-- start --
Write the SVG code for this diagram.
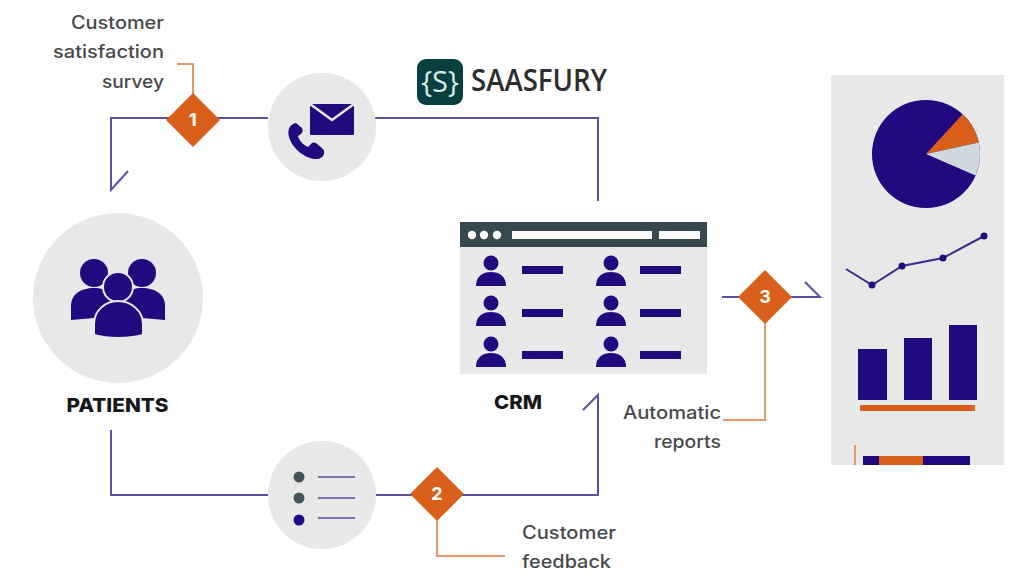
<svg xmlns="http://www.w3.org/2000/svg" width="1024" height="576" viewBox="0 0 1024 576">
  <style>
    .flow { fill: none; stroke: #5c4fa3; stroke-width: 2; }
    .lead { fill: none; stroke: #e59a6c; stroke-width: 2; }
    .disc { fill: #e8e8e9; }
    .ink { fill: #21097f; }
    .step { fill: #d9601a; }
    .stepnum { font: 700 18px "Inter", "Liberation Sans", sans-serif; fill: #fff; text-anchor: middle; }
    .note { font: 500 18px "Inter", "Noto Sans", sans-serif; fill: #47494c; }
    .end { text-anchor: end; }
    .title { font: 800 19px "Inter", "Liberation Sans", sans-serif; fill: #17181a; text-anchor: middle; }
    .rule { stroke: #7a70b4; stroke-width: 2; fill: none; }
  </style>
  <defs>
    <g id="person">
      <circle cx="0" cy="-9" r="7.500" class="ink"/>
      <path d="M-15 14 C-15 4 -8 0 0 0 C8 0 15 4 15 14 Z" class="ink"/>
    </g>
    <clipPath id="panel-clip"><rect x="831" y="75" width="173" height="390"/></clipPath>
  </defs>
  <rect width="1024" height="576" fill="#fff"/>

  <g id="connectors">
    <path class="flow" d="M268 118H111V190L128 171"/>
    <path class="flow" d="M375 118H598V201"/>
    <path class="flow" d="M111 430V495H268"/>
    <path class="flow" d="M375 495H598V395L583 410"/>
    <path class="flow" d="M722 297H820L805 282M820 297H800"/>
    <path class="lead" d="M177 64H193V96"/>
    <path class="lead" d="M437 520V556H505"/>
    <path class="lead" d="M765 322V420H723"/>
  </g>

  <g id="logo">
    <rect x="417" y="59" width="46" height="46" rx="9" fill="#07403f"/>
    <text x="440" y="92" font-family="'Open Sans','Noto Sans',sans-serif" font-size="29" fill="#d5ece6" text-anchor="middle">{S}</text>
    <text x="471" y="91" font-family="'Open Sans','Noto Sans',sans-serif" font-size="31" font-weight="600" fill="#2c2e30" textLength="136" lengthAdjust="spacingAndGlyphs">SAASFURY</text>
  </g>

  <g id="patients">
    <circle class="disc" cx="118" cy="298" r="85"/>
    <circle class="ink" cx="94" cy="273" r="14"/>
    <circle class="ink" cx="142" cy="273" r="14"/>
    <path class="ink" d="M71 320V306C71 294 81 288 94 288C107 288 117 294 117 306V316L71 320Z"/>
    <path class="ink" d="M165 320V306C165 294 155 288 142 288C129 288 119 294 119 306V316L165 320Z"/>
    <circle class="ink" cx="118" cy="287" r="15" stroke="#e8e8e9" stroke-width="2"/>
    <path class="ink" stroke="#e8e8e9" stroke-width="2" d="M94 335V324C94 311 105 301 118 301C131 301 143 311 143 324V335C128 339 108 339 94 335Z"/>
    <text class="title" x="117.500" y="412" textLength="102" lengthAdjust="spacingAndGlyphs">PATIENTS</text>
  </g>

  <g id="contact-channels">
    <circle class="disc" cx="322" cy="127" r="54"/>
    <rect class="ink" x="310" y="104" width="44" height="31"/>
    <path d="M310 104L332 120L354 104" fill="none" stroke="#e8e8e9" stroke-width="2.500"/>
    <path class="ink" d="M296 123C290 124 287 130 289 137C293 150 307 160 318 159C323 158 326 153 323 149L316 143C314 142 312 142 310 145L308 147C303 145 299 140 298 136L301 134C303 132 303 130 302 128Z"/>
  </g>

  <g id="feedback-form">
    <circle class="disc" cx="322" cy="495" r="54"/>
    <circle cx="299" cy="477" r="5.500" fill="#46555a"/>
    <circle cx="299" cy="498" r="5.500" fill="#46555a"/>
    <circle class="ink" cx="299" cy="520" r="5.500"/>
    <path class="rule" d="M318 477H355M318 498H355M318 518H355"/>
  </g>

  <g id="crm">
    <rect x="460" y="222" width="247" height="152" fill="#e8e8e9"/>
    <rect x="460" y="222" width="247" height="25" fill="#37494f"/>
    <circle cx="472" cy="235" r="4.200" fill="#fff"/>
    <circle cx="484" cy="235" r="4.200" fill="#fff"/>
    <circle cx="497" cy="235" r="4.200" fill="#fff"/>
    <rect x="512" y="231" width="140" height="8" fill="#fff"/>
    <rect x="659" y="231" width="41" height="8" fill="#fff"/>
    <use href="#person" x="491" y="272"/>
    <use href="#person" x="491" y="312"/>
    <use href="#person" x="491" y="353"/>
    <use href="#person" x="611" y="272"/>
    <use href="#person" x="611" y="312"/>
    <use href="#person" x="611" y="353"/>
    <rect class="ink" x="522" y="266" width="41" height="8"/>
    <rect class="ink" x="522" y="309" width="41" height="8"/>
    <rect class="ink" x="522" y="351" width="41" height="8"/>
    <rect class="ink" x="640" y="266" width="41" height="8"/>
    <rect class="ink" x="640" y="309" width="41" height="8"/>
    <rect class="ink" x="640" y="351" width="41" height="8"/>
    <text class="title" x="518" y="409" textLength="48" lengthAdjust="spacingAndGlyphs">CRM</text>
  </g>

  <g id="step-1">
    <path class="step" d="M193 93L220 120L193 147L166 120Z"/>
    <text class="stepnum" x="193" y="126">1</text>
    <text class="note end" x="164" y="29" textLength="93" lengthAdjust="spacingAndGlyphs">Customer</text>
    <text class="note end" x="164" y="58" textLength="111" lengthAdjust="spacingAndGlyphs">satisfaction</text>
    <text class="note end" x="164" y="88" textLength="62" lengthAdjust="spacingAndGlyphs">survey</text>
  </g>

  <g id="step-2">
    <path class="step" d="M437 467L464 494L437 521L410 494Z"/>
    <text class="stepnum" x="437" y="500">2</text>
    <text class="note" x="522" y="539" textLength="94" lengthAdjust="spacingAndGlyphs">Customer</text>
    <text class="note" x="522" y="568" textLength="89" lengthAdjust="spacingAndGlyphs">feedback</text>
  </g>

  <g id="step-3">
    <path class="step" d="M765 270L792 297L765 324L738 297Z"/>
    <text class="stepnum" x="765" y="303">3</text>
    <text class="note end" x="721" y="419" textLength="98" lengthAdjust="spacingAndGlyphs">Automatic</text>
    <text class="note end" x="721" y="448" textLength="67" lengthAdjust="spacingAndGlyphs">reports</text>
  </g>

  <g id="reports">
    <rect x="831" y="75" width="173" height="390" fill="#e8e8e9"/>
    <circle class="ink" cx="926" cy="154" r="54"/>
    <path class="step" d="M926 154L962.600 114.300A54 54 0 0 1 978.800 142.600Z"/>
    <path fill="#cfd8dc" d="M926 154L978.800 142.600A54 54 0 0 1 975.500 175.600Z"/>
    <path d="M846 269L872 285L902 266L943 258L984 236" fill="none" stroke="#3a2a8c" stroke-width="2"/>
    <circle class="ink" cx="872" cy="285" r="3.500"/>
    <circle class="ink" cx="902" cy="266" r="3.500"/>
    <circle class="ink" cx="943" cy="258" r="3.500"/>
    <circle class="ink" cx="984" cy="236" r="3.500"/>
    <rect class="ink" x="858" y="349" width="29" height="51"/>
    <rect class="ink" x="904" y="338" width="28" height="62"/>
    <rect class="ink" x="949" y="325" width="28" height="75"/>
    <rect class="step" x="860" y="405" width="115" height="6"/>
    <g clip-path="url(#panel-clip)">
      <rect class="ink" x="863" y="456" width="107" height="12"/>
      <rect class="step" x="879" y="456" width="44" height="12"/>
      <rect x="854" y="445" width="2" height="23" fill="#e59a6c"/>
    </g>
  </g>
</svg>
-- end --
Without the pictures, repeat the listing above exactly.

Full answer:
Write the SVG code for this diagram.
<svg xmlns="http://www.w3.org/2000/svg" width="1024" height="576" viewBox="0 0 1024 576">
  <style>
    .flow { fill: none; stroke: #5c4fa3; stroke-width: 2; }
    .lead { fill: none; stroke: #e59a6c; stroke-width: 2; }
    .disc { fill: #e8e8e9; }
    .ink { fill: #21097f; }
    .step { fill: #d9601a; }
    .stepnum { font: 700 18px "Inter", "Liberation Sans", sans-serif; fill: #fff; text-anchor: middle; }
    .note { font: 500 18px "Inter", "Noto Sans", sans-serif; fill: #47494c; }
    .end { text-anchor: end; }
    .title { font: 800 19px "Inter", "Liberation Sans", sans-serif; fill: #17181a; text-anchor: middle; }
    .rule { stroke: #7a70b4; stroke-width: 2; fill: none; }
  </style>
  <defs>
    <g id="person">
      <circle cx="0" cy="-9" r="7.500" class="ink"/>
      <path d="M-15 14 C-15 4 -8 0 0 0 C8 0 15 4 15 14 Z" class="ink"/>
    </g>
    <clipPath id="panel-clip"><rect x="831" y="75" width="173" height="390"/></clipPath>
  </defs>
  <rect width="1024" height="576" fill="#fff"/>

  <g id="connectors">
    <path class="flow" d="M268 118H111V190L128 171"/>
    <path class="flow" d="M375 118H598V201"/>
    <path class="flow" d="M111 430V495H268"/>
    <path class="flow" d="M375 495H598V395L583 410"/>
    <path class="flow" d="M722 297H820L805 282M820 297H800"/>
    <path class="lead" d="M177 64H193V96"/>
    <path class="lead" d="M437 520V556H505"/>
    <path class="lead" d="M765 322V420H723"/>
  </g>

  <g id="logo">
    <rect x="417" y="59" width="46" height="46" rx="9" fill="#07403f"/>
    <text x="440" y="92" font-family="'Open Sans','Noto Sans',sans-serif" font-size="29" fill="#d5ece6" text-anchor="middle">{S}</text>
    <text x="471" y="91" font-family="'Open Sans','Noto Sans',sans-serif" font-size="31" font-weight="600" fill="#2c2e30" textLength="136" lengthAdjust="spacingAndGlyphs">SAASFURY</text>
  </g>

  <g id="patients">
    <circle class="disc" cx="118" cy="298" r="85"/>
    <circle class="ink" cx="94" cy="273" r="14"/>
    <circle class="ink" cx="142" cy="273" r="14"/>
    <path class="ink" d="M71 320V306C71 294 81 288 94 288C107 288 117 294 117 306V316L71 320Z"/>
    <path class="ink" d="M165 320V306C165 294 155 288 142 288C129 288 119 294 119 306V316L165 320Z"/>
    <circle class="ink" cx="118" cy="287" r="15" stroke="#e8e8e9" stroke-width="2"/>
    <path class="ink" stroke="#e8e8e9" stroke-width="2" d="M94 335V324C94 311 105 301 118 301C131 301 143 311 143 324V335C128 339 108 339 94 335Z"/>
    <text class="title" x="117.500" y="412" textLength="102" lengthAdjust="spacingAndGlyphs">PATIENTS</text>
  </g>

  <g id="contact-channels">
    <circle class="disc" cx="322" cy="127" r="54"/>
    <rect class="ink" x="310" y="104" width="44" height="31"/>
    <path d="M310 104L332 120L354 104" fill="none" stroke="#e8e8e9" stroke-width="2.500"/>
    <path class="ink" d="M296 123C290 124 287 130 289 137C293 150 307 160 318 159C323 158 326 153 323 149L316 143C314 142 312 142 310 145L308 147C303 145 299 140 298 136L301 134C303 132 303 130 302 128Z"/>
  </g>

  <g id="feedback-form">
    <circle class="disc" cx="322" cy="495" r="54"/>
    <circle cx="299" cy="477" r="5.500" fill="#46555a"/>
    <circle cx="299" cy="498" r="5.500" fill="#46555a"/>
    <circle class="ink" cx="299" cy="520" r="5.500"/>
    <path class="rule" d="M318 477H355M318 498H355M318 518H355"/>
  </g>

  <g id="crm">
    <rect x="460" y="222" width="247" height="152" fill="#e8e8e9"/>
    <rect x="460" y="222" width="247" height="25" fill="#37494f"/>
    <circle cx="472" cy="235" r="4.200" fill="#fff"/>
    <circle cx="484" cy="235" r="4.200" fill="#fff"/>
    <circle cx="497" cy="235" r="4.200" fill="#fff"/>
    <rect x="512" y="231" width="140" height="8" fill="#fff"/>
    <rect x="659" y="231" width="41" height="8" fill="#fff"/>
    <use href="#person" x="491" y="272"/>
    <use href="#person" x="491" y="312"/>
    <use href="#person" x="491" y="353"/>
    <use href="#person" x="611" y="272"/>
    <use href="#person" x="611" y="312"/>
    <use href="#person" x="611" y="353"/>
    <rect class="ink" x="522" y="266" width="41" height="8"/>
    <rect class="ink" x="522" y="309" width="41" height="8"/>
    <rect class="ink" x="522" y="351" width="41" height="8"/>
    <rect class="ink" x="640" y="266" width="41" height="8"/>
    <rect class="ink" x="640" y="309" width="41" height="8"/>
    <rect class="ink" x="640" y="351" width="41" height="8"/>
    <text class="title" x="518" y="409" textLength="48" lengthAdjust="spacingAndGlyphs">CRM</text>
  </g>

  <g id="step-1">
    <path class="step" d="M193 93L220 120L193 147L166 120Z"/>
    <text class="stepnum" x="193" y="126">1</text>
    <text class="note end" x="164" y="29" textLength="93" lengthAdjust="spacingAndGlyphs">Customer</text>
    <text class="note end" x="164" y="58" textLength="111" lengthAdjust="spacingAndGlyphs">satisfaction</text>
    <text class="note end" x="164" y="88" textLength="62" lengthAdjust="spacingAndGlyphs">survey</text>
  </g>

  <g id="step-2">
    <path class="step" d="M437 467L464 494L437 521L410 494Z"/>
    <text class="stepnum" x="437" y="500">2</text>
    <text class="note" x="522" y="539" textLength="94" lengthAdjust="spacingAndGlyphs">Customer</text>
    <text class="note" x="522" y="568" textLength="89" lengthAdjust="spacingAndGlyphs">feedback</text>
  </g>

  <g id="step-3">
    <path class="step" d="M765 270L792 297L765 324L738 297Z"/>
    <text class="stepnum" x="765" y="303">3</text>
    <text class="note end" x="721" y="419" textLength="98" lengthAdjust="spacingAndGlyphs">Automatic</text>
    <text class="note end" x="721" y="448" textLength="67" lengthAdjust="spacingAndGlyphs">reports</text>
  </g>

  <g id="reports">
    <rect x="831" y="75" width="173" height="390" fill="#e8e8e9"/>
    <circle class="ink" cx="926" cy="154" r="54"/>
    <path class="step" d="M926 154L962.600 114.300A54 54 0 0 1 978.800 142.600Z"/>
    <path fill="#cfd8dc" d="M926 154L978.800 142.600A54 54 0 0 1 975.500 175.600Z"/>
    <path d="M846 269L872 285L902 266L943 258L984 236" fill="none" stroke="#3a2a8c" stroke-width="2"/>
    <circle class="ink" cx="872" cy="285" r="3.500"/>
    <circle class="ink" cx="902" cy="266" r="3.500"/>
    <circle class="ink" cx="943" cy="258" r="3.500"/>
    <circle class="ink" cx="984" cy="236" r="3.500"/>
    <rect class="ink" x="858" y="349" width="29" height="51"/>
    <rect class="ink" x="904" y="338" width="28" height="62"/>
    <rect class="ink" x="949" y="325" width="28" height="75"/>
    <rect class="step" x="860" y="405" width="115" height="6"/>
    <g clip-path="url(#panel-clip)">
      <rect class="ink" x="863" y="456" width="107" height="12"/>
      <rect class="step" x="879" y="456" width="44" height="12"/>
      <rect x="854" y="445" width="2" height="23" fill="#e59a6c"/>
    </g>
  </g>
</svg>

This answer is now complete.